:: The exercise ::
Omit all pictures, then retype the data exactly as given.

Begin

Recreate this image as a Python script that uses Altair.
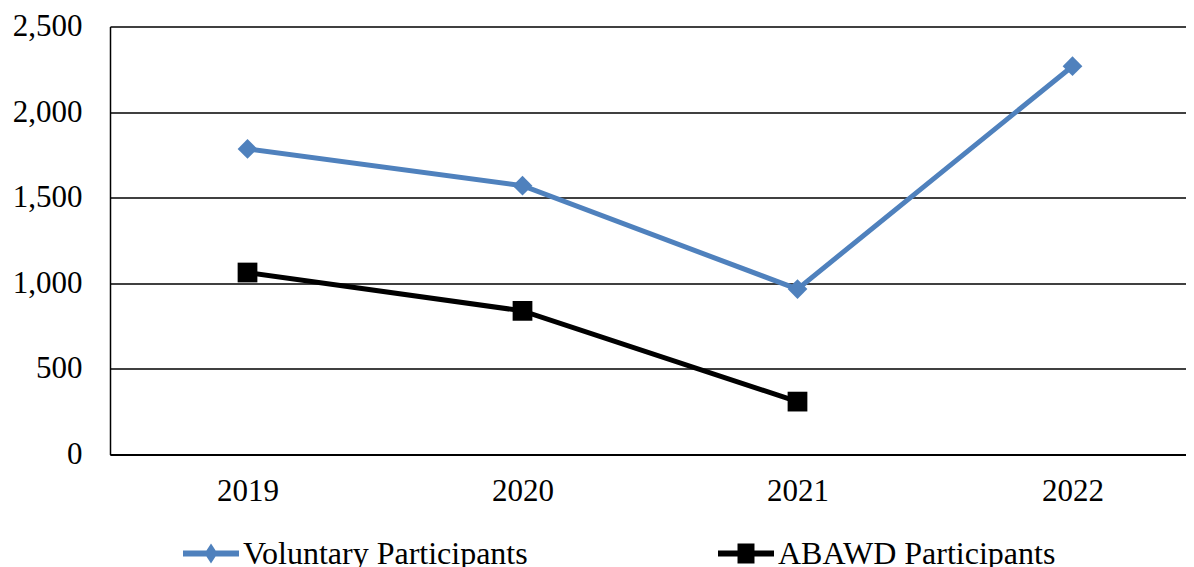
import altair as alt
import pandas as pd

years = ["2019", "2020", "2021", "2022"]
series_names = ["Voluntary Participants", "ABAWD Participants"]
voluntary = [1785, 1570, 966, 2268]
abawd = [1063, 839, 309]
colors = ["#4F81BD", "#000000"]

rows = []
for y, v in zip(years, voluntary):
    rows.append({"year": y, "series": series_names[0], "value": v})
for y, v in zip(years, abawd):
    rows.append({"year": y, "series": series_names[1], "value": v})
df = pd.DataFrame(rows)

FONT = "Liberation Serif"

x_enc = alt.X("year:O", sort=years, title=None,
              scale=alt.Scale(type="point", padding=0.4564, align=0.5478),
              axis=alt.Axis(labelAngle=0, ticks=False, tickSize=0, labelPadding=22,
                            grid=False, domainColor="#000000", domainWidth=2))
y_enc = alt.Y("value:Q", title=None,
              scale=alt.Scale(domain=[0, 2500], nice=False),
              axis=alt.Axis(values=[0, 500, 1000, 1500, 2000, 2500], format=",d",
                            ticks=False, tickSize=0, labelPadding=28,
                            grid=True, gridColor="#000000", gridWidth=1.4,
                            domainColor="#000000", domainWidth=1.5))

base = alt.Chart(df)

lines = base.mark_line(strokeWidth=5).encode(
    x=x_enc, y=y_enc,
    color=alt.Color("series:N", scale=alt.Scale(domain=series_names, range=colors), legend=None),
    detail="series:N",
)

points = base.mark_point(filled=True, opacity=1, size=390).encode(
    x=x_enc, y=y_enc,
    color=alt.Color("series:N", scale=alt.Scale(domain=series_names, range=colors), legend=None),
    shape=alt.Shape("series:N", scale=alt.Scale(domain=series_names, range=["diamond", "square"]), legend=None),
)

# legend glyphs: a line with the series marker drawn by thick strokes
leg_diamond = "M-1,0H1M0,-0.161L0.104,0L0,0.161L-0.104,0Z"
leg_square = "M-1,0H1M-0.196,-0.25H0.196V0.25H-0.196ZM0,-0.15V0.15"


def make_legend(x, symbol, **extra):
    kw = dict(orient="none", legendX=x, legendY=496, direction="horizontal",
              symbolType=symbol, symbolSize=3136, symbolStrokeWidth=6, symbolOpacity=1,
              labelFont=FONT, labelFontSize=32, labelColor="#000000",
              labelLimit=1000, labelOffset=1, padding=0, title=None)
    kw.update(extra)
    return alt.Legend(**kw)


legend_vol = base.transform_filter(alt.datum.series == series_names[0]).mark_point(
    filled=False, opacity=0).encode(
    x=x_enc, y=y_enc,
    stroke=alt.Stroke("series:N", scale=alt.Scale(domain=[series_names[0]], range=[colors[0]]),
                      title=None, legend=make_legend(70, leg_diamond)),
)

legend_ab = base.transform_filter(alt.datum.series == series_names[1]).mark_point(
    filled=True, opacity=0).encode(
    x=x_enc, y=y_enc,
    fill=alt.Fill("series:N", scale=alt.Scale(domain=[series_names[1]], range=[colors[1]]),
                  title=None, legend=make_legend(605, leg_square, symbolStrokeColor=colors[1],
                                                 symbolFillColor=colors[1])),
)

chart = alt.layer(lines, points, legend_vol, legend_ab).properties(
    width=1076, height=428,
    autosize=alt.AutoSizeParams(type="none"),
    padding={"left": 102, "top": 18.5, "right": 0, "bottom": 112.5},
    background="#ffffff",
).configure_view(strokeWidth=0).configure_axis(
    labelFont=FONT, labelFontSize=31, labelColor="#000000",
)

chart.save("out.html", embed_options={"renderer": "svg", "actions": False})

End

:: Response to this exercise ::
Recreate this image as a Python script that uses Altair.
import altair as alt
import pandas as pd

years = ["2019", "2020", "2021", "2022"]
series_names = ["Voluntary Participants", "ABAWD Participants"]
voluntary = [1785, 1570, 966, 2268]
abawd = [1063, 839, 309]
colors = ["#4F81BD", "#000000"]

rows = []
for y, v in zip(years, voluntary):
    rows.append({"year": y, "series": series_names[0], "value": v})
for y, v in zip(years, abawd):
    rows.append({"year": y, "series": series_names[1], "value": v})
df = pd.DataFrame(rows)

FONT = "Liberation Serif"

x_enc = alt.X("year:O", sort=years, title=None,
              scale=alt.Scale(type="point", padding=0.4564, align=0.5478),
              axis=alt.Axis(labelAngle=0, ticks=False, tickSize=0, labelPadding=22,
                            grid=False, domainColor="#000000", domainWidth=2))
y_enc = alt.Y("value:Q", title=None,
              scale=alt.Scale(domain=[0, 2500], nice=False),
              axis=alt.Axis(values=[0, 500, 1000, 1500, 2000, 2500], format=",d",
                            ticks=False, tickSize=0, labelPadding=28,
                            grid=True, gridColor="#000000", gridWidth=1.4,
                            domainColor="#000000", domainWidth=1.5))

base = alt.Chart(df)

lines = base.mark_line(strokeWidth=5).encode(
    x=x_enc, y=y_enc,
    color=alt.Color("series:N", scale=alt.Scale(domain=series_names, range=colors), legend=None),
    detail="series:N",
)

points = base.mark_point(filled=True, opacity=1, size=390).encode(
    x=x_enc, y=y_enc,
    color=alt.Color("series:N", scale=alt.Scale(domain=series_names, range=colors), legend=None),
    shape=alt.Shape("series:N", scale=alt.Scale(domain=series_names, range=["diamond", "square"]), legend=None),
)

# legend glyphs: a line with the series marker drawn by thick strokes
leg_diamond = "M-1,0H1M0,-0.161L0.104,0L0,0.161L-0.104,0Z"
leg_square = "M-1,0H1M-0.196,-0.25H0.196V0.25H-0.196ZM0,-0.15V0.15"


def make_legend(x, symbol, **extra):
    kw = dict(orient="none", legendX=x, legendY=496, direction="horizontal",
              symbolType=symbol, symbolSize=3136, symbolStrokeWidth=6, symbolOpacity=1,
              labelFont=FONT, labelFontSize=32, labelColor="#000000",
              labelLimit=1000, labelOffset=1, padding=0, title=None)
    kw.update(extra)
    return alt.Legend(**kw)


legend_vol = base.transform_filter(alt.datum.series == series_names[0]).mark_point(
    filled=False, opacity=0).encode(
    x=x_enc, y=y_enc,
    stroke=alt.Stroke("series:N", scale=alt.Scale(domain=[series_names[0]], range=[colors[0]]),
                      title=None, legend=make_legend(70, leg_diamond)),
)

legend_ab = base.transform_filter(alt.datum.series == series_names[1]).mark_point(
    filled=True, opacity=0).encode(
    x=x_enc, y=y_enc,
    fill=alt.Fill("series:N", scale=alt.Scale(domain=[series_names[1]], range=[colors[1]]),
                  title=None, legend=make_legend(605, leg_square, symbolStrokeColor=colors[1],
                                                 symbolFillColor=colors[1])),
)

chart = alt.layer(lines, points, legend_vol, legend_ab).properties(
    width=1076, height=428,
    autosize=alt.AutoSizeParams(type="none"),
    padding={"left": 102, "top": 18.5, "right": 0, "bottom": 112.5},
    background="#ffffff",
).configure_view(strokeWidth=0).configure_axis(
    labelFont=FONT, labelFontSize=31, labelColor="#000000",
)

chart.save("out.html", embed_options={"renderer": "svg", "actions": False})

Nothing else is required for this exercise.